[Start of PROVIDED RECORDS]

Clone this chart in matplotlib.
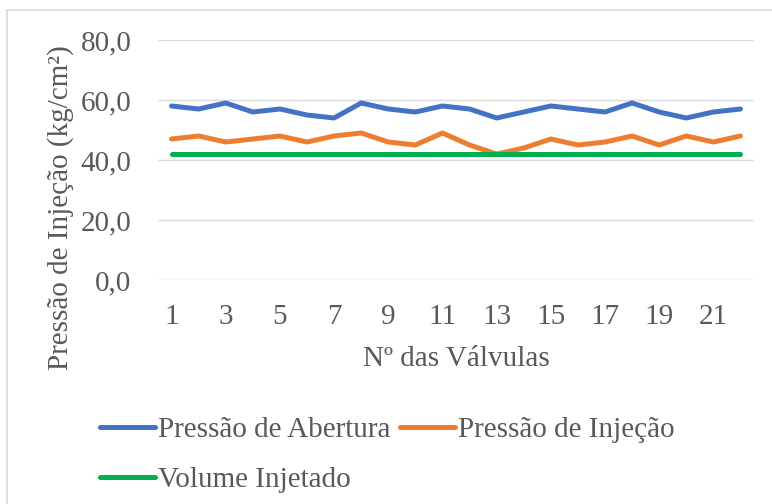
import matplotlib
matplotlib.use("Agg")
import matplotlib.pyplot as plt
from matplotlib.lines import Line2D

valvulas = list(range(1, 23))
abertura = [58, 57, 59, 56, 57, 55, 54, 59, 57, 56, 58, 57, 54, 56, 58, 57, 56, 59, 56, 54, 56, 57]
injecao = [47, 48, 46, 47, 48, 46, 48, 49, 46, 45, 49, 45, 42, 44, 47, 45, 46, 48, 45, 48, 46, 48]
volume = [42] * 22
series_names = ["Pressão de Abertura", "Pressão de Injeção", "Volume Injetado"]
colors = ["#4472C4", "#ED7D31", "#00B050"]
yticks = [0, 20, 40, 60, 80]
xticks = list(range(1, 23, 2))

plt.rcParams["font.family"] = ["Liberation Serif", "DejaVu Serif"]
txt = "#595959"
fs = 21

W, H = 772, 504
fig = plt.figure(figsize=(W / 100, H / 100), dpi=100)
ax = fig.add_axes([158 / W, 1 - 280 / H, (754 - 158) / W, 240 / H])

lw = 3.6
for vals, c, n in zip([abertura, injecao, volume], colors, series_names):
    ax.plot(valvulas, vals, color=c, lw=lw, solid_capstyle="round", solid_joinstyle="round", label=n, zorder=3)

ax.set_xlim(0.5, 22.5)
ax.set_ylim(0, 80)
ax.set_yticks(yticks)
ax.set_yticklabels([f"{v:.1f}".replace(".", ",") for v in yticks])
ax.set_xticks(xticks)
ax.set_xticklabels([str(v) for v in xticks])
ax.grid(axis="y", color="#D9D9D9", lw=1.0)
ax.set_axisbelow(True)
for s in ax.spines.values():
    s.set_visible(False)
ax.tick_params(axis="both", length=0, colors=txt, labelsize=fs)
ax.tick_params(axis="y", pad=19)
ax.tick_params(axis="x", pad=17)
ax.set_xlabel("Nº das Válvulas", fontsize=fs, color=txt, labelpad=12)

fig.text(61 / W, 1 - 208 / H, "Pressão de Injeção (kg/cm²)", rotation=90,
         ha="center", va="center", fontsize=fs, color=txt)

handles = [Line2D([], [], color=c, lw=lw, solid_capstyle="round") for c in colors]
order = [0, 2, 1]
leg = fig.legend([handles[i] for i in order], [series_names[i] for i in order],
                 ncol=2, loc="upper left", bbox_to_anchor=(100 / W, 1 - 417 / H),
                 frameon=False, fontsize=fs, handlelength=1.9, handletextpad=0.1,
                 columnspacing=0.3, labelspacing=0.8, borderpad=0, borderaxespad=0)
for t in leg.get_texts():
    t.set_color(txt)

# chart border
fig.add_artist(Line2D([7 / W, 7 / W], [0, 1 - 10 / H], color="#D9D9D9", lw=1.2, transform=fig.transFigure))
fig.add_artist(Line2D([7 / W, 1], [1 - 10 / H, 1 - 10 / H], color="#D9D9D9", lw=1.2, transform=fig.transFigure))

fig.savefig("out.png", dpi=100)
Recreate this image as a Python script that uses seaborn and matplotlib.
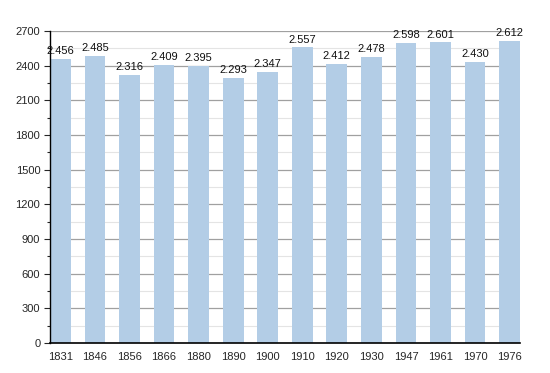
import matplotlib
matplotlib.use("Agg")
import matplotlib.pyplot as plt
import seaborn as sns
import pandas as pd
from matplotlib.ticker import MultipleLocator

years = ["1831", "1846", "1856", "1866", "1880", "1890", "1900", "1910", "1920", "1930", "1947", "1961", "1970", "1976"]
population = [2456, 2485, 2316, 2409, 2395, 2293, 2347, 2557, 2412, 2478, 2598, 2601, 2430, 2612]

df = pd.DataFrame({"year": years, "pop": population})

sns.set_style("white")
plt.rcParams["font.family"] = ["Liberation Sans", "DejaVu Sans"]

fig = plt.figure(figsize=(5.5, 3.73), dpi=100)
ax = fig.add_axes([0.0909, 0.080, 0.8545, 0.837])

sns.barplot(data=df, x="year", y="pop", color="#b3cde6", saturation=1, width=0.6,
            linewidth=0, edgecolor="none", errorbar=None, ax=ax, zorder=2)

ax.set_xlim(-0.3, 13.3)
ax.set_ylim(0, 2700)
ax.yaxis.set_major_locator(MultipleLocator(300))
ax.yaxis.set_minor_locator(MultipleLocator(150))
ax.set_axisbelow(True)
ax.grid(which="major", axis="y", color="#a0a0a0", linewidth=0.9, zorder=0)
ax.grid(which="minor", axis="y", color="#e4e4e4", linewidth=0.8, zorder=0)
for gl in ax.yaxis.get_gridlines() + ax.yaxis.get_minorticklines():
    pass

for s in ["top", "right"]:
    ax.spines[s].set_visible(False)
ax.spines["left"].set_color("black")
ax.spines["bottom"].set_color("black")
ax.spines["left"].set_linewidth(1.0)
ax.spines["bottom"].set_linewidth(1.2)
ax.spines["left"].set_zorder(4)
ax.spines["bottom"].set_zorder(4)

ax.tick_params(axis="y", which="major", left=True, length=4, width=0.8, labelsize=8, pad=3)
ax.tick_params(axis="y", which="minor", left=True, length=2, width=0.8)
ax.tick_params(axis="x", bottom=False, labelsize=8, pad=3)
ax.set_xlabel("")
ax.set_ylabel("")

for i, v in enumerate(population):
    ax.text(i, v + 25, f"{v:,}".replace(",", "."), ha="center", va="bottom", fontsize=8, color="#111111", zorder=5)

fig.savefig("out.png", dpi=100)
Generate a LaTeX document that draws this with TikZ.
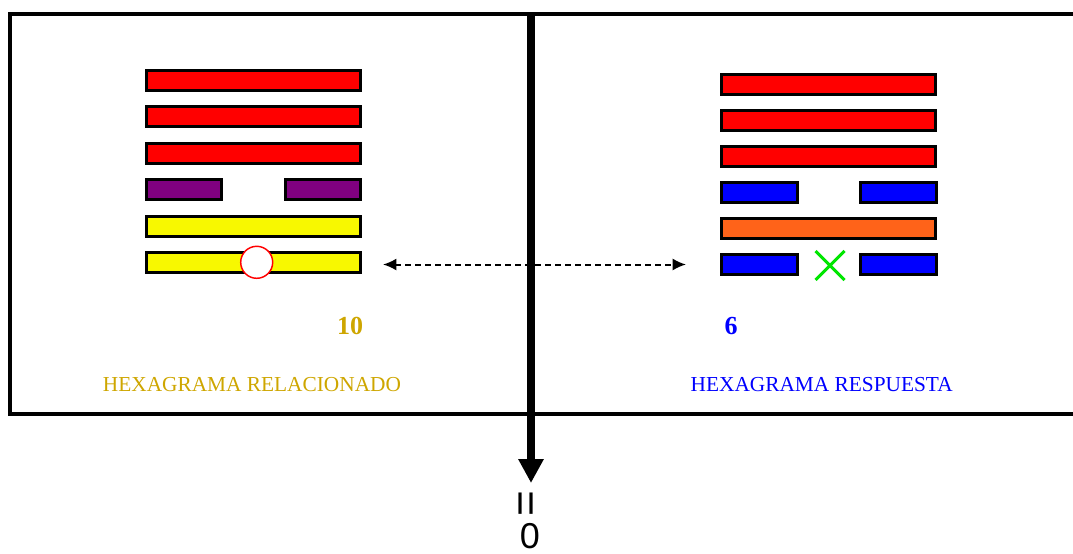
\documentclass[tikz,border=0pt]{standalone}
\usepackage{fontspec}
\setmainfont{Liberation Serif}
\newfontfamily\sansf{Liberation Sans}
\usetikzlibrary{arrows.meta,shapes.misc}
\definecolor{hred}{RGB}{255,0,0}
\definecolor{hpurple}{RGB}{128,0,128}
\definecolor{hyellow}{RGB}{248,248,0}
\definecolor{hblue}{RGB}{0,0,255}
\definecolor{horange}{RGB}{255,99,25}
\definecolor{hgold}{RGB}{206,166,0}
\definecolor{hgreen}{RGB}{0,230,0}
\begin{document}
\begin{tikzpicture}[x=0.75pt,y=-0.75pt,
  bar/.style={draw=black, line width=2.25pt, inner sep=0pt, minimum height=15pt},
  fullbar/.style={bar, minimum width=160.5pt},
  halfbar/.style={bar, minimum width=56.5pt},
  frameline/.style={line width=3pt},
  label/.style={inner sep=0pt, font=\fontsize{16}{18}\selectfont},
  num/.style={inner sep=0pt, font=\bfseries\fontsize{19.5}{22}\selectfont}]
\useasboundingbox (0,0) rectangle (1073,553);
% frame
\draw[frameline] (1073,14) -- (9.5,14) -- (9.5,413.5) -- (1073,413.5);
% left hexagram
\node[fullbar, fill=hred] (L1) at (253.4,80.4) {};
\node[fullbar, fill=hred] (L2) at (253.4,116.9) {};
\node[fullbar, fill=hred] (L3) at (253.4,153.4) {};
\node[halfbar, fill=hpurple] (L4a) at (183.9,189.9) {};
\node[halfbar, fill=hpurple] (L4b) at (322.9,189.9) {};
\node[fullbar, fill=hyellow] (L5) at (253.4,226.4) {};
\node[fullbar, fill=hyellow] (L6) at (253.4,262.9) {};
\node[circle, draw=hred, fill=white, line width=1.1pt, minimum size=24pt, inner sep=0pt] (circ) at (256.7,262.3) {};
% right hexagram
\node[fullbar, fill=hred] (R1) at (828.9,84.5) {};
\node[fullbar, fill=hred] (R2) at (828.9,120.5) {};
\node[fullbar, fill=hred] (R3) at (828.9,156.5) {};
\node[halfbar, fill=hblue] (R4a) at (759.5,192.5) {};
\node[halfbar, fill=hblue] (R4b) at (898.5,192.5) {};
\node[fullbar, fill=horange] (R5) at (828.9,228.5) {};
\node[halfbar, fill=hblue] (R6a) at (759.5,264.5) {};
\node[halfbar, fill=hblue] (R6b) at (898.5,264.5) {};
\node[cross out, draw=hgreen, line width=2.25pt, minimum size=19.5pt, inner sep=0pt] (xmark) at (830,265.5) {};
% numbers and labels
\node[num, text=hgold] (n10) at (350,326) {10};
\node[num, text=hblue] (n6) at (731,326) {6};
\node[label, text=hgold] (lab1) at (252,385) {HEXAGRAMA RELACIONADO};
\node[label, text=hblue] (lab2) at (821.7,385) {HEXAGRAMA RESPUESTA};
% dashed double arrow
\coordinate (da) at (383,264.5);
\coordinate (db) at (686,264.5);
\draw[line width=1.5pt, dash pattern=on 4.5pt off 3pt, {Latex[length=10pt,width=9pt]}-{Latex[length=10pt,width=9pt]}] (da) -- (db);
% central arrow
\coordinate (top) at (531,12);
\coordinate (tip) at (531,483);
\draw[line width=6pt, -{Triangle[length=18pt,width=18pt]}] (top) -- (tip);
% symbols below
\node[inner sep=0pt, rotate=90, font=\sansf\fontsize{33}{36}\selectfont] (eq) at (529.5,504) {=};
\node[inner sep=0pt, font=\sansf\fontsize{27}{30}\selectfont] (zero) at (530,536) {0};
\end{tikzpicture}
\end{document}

[End of PROVIDED RECORDS]

# DIRECTIVE:
Take the records from their first line through the line containing "from matplotlib.lines import Line2D" and please return exactly those lines, both ends included, minus the pictures.

# CORRECT OUTPUT:
Clone this chart in matplotlib.
import matplotlib
matplotlib.use("Agg")
import matplotlib.pyplot as plt
from matplotlib.lines import Line2D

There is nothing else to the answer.